Correlation of portfolio of two strategies

Question

I have two trading strategies, both having a correlation of 0.5 to indicator 'i'. If I take a portfolio of these two strategies, what will be the correlation of this portfolio with the indicator 'i'.

Answer 1

Let $\vec{a}$, $\vec{b}$ and $\vec{s}$ be the returns of the two strategies and the SP500, respectively.

Given that

$$\frac{\vec{a}\cdot \vec{s} }{as}= 0.5, \>\>\>\frac{\vec{b}\cdot \vec{s} }{bs}= 0.5$$

the correlation of the combined strategy with the SP500 is

$$\frac{ \vec{a}\cdot \vec{s}+\vec{b}\cdot \vec{s} }{ |\vec{a}+\vec{b}|s} =\frac{0.5as+0.5bs}{|\vec{a}+\vec{b}|s}=0.5\frac{a+b}{|\vec{a}+\vec{b}|}$$

Assume that the two trading strategies are not correlated and have same expected returns ($a=b$). Then, the correction of the combined strategy with the SP500 becomes

$$0.5\frac{a+b}{\sqrt{a^2+b^2}}=0.5\frac{2}{\sqrt 2}=0.5\sqrt 2$$

Answer 2

The only possible answer is "It depends". It depends on:

• What is your mathematical model for the strategies and the S&P?
• What do you mean by "combine strategies"?
• And of course it will depend on your specific strategies.

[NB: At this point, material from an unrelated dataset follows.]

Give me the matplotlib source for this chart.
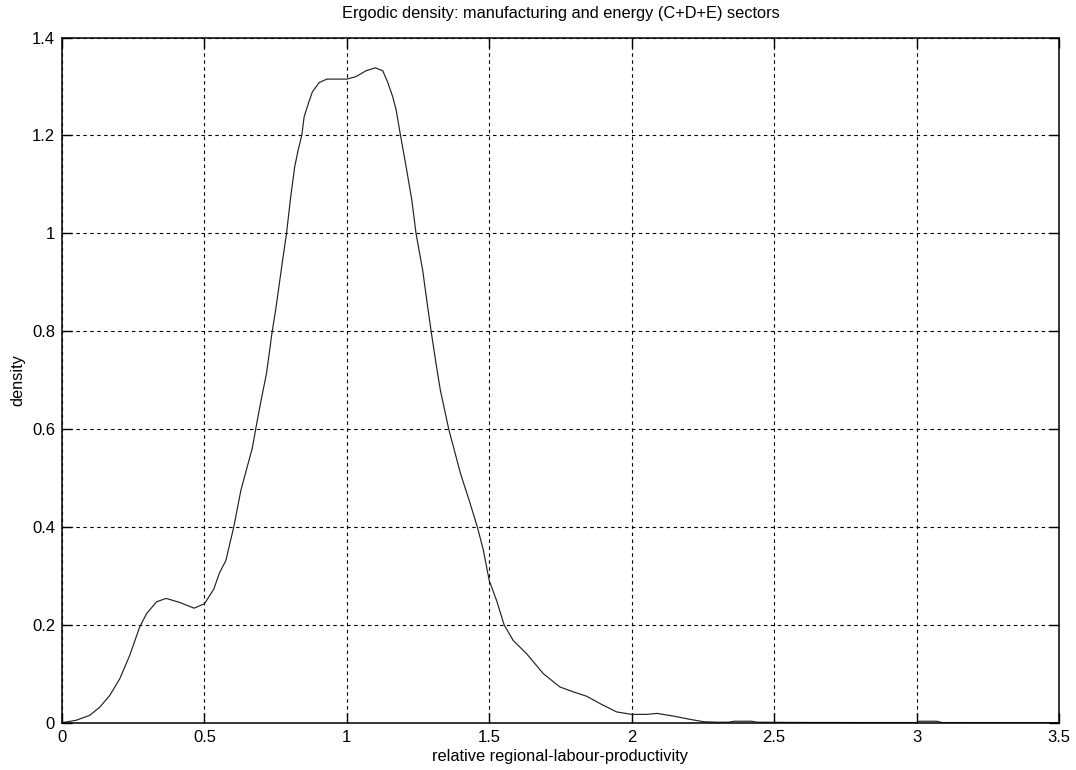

My answer is concerned with the most simple interpretation. I assume the two strategies and the S&P are vectors in $\mathbf{R}^n$ and "combining" means adding the cash flows. Without loss of generality I assume all vectors as zero mean and unit variance. Furthermore $n>1$ since otherwise correlation 0.5 were not possible. Under these assumptions every correlation between 0.5 and one is possible.

The case 0.5 is quite trivial: If both strategies are equal, their sum will again have correlation 0.5.

In case you have only two linearly independent strategies (i.e. $n=2$) the only other correlation possible is 1. This can by visualised by a sketch in the plane. Call the S&P $S$ and your strategies $u$ and $v$. Assume that $S$ is the canonical unit vector $(1, 0)$. Then $u$ and $v$ must be the unit vectors making an angle $\frac{\pi}{3}$ with $S$. Their coordinates are $(\cos \frac{\pi}{3}, \sin \frac{\pi}{3})$ and $(\cos \frac{\pi}{3}, -\sin \frac{\pi}{3})$. Since $\cos \frac{\pi}{3}=0.5$ their correlation with $S$ is 0.5 and their sum is equal to $S$. Hence the correlation is 1.

In higher dimensions the set of all unit vectors with correlation 0.5 to $S$ is a hyper-sphere (in $n=3$ a circle) around the point $(1,0,\ldots,0)$. Each pair of different strategies is defined by a pair of points on this circle. If the points are close to each other the correlation of the sum will be close to but above 0.5, if they are opposite to each other the correlation will be 1. You can do more precise calculations simply in the plane containing $u$ and $v$.